Work to do
Below are some records. How many of their lines contain the string "this"? Give the number only.

Data supplied

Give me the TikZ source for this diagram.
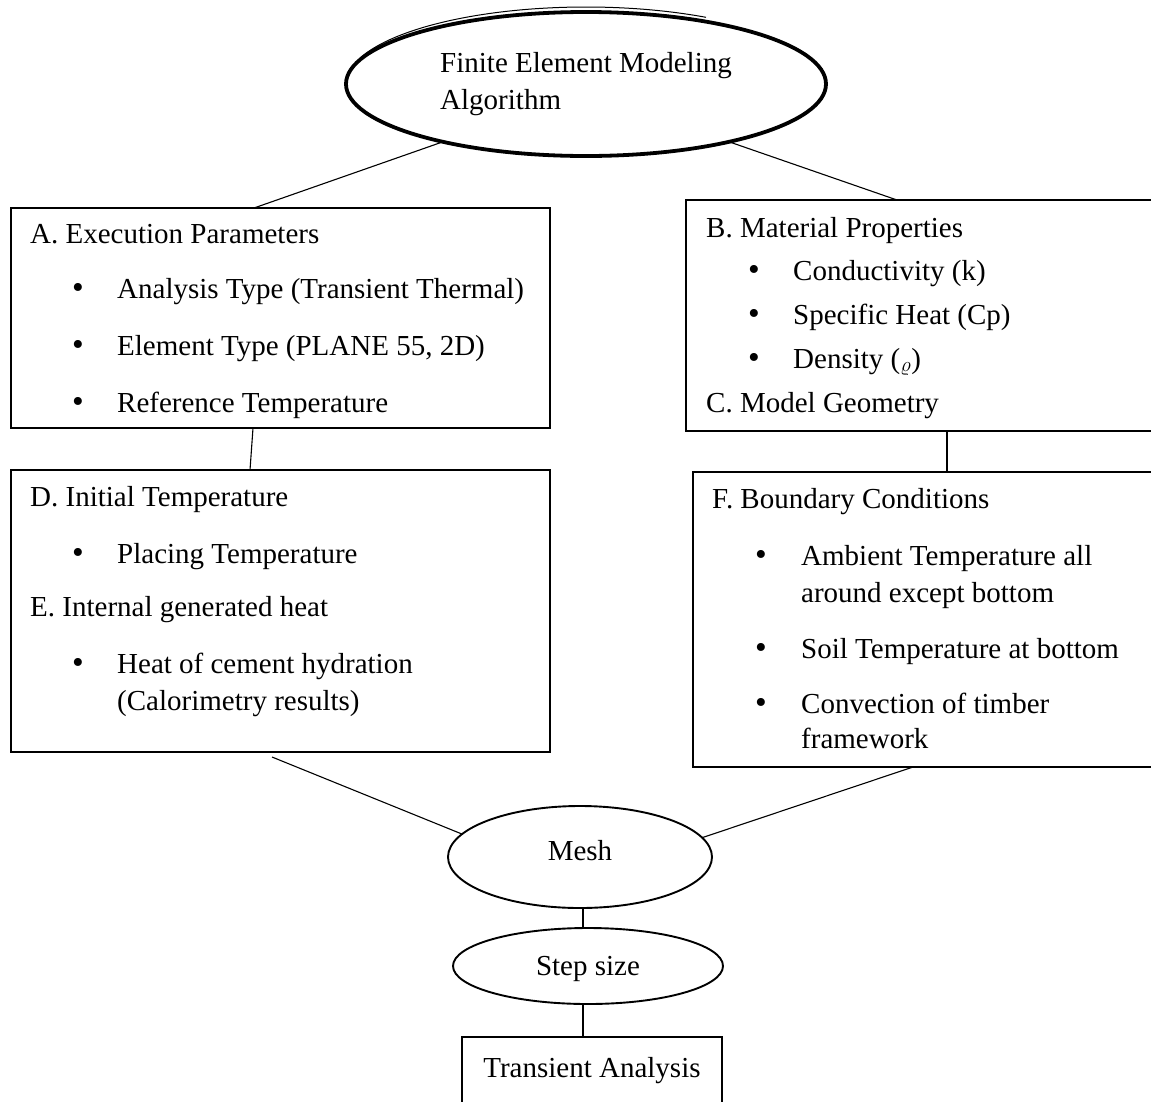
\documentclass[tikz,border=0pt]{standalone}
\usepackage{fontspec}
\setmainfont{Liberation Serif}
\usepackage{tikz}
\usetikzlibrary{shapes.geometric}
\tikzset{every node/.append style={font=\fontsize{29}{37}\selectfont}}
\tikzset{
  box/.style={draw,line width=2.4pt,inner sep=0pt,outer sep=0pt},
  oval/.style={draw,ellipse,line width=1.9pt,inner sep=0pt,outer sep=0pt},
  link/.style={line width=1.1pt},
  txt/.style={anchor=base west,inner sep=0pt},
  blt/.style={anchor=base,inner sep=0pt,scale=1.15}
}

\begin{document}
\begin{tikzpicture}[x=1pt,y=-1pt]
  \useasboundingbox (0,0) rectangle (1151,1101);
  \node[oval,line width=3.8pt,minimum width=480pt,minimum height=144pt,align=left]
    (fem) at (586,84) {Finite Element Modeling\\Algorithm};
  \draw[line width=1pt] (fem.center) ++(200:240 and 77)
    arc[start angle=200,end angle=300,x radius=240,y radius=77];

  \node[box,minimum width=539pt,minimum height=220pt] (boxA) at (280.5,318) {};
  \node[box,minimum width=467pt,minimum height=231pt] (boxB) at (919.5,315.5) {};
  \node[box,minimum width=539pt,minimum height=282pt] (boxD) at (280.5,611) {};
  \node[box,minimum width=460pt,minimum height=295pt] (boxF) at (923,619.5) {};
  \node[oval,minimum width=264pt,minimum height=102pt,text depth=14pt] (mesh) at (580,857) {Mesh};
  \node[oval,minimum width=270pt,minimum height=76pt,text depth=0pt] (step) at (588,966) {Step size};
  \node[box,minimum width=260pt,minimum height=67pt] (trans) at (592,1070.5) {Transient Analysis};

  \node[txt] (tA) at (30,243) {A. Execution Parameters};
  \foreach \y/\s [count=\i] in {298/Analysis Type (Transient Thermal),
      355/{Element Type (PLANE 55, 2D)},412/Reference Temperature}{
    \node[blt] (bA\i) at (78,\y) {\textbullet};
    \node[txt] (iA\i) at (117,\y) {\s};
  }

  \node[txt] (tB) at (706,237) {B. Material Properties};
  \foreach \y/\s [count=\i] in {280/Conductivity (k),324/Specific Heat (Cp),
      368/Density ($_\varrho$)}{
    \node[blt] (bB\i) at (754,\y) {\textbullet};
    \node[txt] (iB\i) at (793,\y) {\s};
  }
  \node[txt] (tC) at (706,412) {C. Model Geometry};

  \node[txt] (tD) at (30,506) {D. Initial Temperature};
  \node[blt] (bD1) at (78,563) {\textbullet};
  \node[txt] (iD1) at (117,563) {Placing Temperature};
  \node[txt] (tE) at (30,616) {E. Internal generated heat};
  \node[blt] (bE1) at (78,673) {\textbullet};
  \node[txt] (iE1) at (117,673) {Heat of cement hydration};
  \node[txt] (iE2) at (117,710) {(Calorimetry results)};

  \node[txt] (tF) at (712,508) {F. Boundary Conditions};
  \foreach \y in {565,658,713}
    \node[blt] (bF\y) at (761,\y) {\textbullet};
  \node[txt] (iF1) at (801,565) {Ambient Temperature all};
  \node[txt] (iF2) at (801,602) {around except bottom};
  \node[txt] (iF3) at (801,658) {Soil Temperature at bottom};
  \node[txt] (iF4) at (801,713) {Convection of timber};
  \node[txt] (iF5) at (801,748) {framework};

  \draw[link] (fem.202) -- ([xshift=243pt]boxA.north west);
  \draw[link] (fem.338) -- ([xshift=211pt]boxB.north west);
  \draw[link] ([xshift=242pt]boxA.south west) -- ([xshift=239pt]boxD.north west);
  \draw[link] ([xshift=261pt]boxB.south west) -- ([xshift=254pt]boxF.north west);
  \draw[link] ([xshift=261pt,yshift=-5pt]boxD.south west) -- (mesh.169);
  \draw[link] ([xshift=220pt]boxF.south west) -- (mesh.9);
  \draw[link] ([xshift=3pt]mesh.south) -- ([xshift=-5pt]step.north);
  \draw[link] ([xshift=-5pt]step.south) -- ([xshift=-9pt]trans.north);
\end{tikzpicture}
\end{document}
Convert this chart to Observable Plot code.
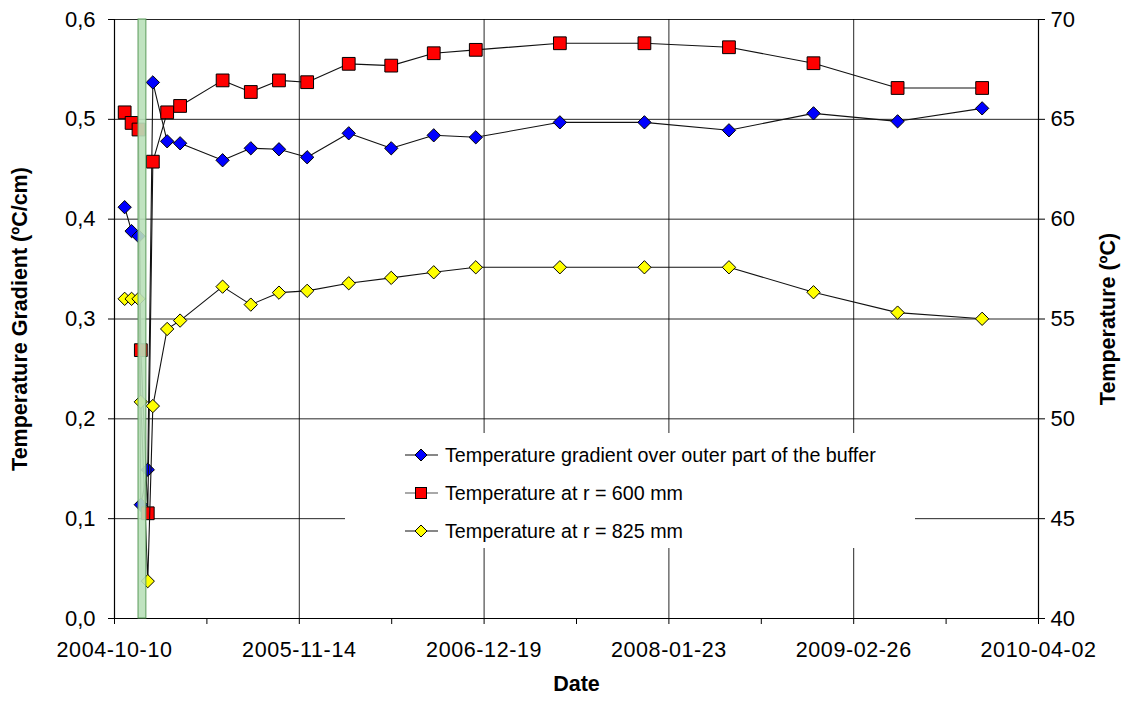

Output of the exercise
2